» Aim of the exercise: Every line that contains the word "this" should be copied out.

[Figure scripts]
________________

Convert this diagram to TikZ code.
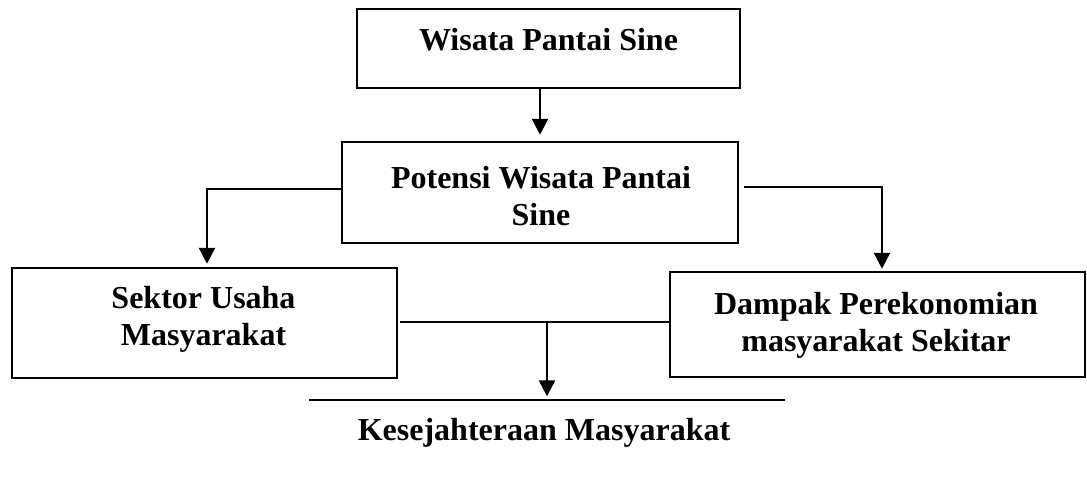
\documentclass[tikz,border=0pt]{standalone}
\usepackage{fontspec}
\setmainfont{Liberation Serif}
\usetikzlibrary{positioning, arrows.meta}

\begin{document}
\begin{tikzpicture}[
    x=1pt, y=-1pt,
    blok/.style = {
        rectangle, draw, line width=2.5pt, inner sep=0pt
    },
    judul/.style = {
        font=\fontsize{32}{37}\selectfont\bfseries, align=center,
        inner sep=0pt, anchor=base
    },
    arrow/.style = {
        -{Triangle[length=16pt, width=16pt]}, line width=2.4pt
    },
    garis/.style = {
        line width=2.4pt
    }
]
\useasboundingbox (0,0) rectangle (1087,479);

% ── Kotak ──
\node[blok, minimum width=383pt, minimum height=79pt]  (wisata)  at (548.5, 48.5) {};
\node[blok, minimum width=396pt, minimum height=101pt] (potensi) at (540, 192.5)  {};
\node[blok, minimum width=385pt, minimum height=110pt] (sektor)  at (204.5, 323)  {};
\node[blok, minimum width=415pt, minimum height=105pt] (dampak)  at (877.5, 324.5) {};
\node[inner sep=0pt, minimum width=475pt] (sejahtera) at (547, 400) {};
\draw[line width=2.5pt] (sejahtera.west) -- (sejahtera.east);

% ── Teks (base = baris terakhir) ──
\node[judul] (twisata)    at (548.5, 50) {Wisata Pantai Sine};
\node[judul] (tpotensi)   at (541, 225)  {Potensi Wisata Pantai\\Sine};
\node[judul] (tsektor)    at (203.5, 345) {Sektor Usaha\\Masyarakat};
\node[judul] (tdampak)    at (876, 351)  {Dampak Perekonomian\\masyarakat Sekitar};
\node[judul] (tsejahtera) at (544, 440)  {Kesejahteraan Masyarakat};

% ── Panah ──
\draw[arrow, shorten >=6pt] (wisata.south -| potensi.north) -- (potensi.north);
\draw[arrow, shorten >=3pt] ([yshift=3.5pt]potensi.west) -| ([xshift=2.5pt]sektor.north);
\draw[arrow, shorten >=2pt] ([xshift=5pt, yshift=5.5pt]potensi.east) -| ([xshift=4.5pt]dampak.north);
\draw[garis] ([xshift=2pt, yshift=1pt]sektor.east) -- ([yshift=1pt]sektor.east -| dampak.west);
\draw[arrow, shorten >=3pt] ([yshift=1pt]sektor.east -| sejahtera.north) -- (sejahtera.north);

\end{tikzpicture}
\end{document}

________________

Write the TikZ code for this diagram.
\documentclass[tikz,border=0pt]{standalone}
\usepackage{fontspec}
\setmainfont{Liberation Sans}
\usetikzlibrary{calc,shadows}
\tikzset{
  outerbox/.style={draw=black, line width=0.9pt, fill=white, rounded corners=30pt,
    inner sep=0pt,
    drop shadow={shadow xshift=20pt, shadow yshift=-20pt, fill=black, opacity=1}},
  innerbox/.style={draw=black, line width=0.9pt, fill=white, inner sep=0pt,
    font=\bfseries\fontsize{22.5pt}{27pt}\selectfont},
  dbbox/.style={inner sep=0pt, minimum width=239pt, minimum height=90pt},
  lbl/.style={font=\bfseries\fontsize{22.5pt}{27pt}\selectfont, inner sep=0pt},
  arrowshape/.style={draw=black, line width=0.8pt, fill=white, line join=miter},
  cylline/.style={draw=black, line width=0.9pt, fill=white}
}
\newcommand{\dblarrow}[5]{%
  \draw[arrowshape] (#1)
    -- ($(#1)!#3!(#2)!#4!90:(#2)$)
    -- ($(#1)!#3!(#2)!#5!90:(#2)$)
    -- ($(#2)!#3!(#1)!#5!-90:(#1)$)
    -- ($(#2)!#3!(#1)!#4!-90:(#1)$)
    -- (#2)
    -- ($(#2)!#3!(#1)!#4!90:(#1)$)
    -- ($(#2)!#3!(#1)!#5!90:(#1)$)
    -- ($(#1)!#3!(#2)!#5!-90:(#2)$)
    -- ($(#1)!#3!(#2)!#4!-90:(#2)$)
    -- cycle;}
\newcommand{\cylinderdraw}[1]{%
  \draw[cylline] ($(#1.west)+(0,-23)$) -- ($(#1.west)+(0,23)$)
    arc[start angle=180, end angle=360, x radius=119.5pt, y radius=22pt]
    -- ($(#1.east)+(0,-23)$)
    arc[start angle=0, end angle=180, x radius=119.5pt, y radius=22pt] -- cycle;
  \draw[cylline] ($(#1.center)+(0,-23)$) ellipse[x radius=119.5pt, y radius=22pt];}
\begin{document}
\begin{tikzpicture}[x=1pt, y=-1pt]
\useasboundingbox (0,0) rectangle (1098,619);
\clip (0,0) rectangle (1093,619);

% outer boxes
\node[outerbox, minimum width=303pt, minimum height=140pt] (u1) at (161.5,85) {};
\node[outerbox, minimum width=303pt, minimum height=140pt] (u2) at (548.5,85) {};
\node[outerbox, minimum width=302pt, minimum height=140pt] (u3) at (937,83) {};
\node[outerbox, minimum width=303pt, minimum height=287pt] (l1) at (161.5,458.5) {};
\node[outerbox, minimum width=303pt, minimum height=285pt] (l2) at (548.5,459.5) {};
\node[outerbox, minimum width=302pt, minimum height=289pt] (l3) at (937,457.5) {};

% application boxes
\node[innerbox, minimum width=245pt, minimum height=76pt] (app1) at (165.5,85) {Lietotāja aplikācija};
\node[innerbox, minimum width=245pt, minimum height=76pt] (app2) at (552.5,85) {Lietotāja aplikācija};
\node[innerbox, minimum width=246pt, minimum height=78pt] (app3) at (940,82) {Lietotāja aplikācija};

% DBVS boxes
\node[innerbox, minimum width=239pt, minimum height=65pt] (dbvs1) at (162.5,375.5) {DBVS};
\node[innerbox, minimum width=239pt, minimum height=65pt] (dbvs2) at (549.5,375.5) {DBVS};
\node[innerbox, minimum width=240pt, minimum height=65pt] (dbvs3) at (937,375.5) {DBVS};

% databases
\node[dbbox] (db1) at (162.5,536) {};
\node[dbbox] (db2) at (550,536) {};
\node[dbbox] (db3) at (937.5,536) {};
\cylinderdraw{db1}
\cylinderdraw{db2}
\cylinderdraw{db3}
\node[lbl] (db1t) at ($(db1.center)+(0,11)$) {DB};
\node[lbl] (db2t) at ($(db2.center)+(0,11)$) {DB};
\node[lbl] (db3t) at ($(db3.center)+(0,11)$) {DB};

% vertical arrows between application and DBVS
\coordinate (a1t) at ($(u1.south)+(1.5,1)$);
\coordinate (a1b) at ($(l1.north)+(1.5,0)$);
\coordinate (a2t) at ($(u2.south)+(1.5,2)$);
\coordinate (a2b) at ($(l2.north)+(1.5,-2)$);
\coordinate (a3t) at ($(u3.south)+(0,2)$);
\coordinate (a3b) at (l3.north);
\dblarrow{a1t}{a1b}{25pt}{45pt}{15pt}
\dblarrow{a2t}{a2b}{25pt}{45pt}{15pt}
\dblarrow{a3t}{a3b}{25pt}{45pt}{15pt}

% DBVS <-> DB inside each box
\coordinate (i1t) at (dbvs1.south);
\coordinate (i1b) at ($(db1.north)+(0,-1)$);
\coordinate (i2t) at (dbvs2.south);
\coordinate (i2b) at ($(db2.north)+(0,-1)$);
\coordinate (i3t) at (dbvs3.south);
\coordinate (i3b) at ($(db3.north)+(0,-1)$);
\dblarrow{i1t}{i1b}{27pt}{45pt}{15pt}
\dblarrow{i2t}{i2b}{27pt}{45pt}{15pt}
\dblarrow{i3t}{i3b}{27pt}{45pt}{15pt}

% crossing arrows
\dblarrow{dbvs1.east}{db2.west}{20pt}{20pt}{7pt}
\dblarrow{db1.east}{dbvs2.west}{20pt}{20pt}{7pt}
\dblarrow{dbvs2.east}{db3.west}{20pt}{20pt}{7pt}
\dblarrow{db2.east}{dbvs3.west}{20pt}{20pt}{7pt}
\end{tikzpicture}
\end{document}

________________

» Correct answer:
Convert this diagram to TikZ code.
Write the TikZ code for this diagram.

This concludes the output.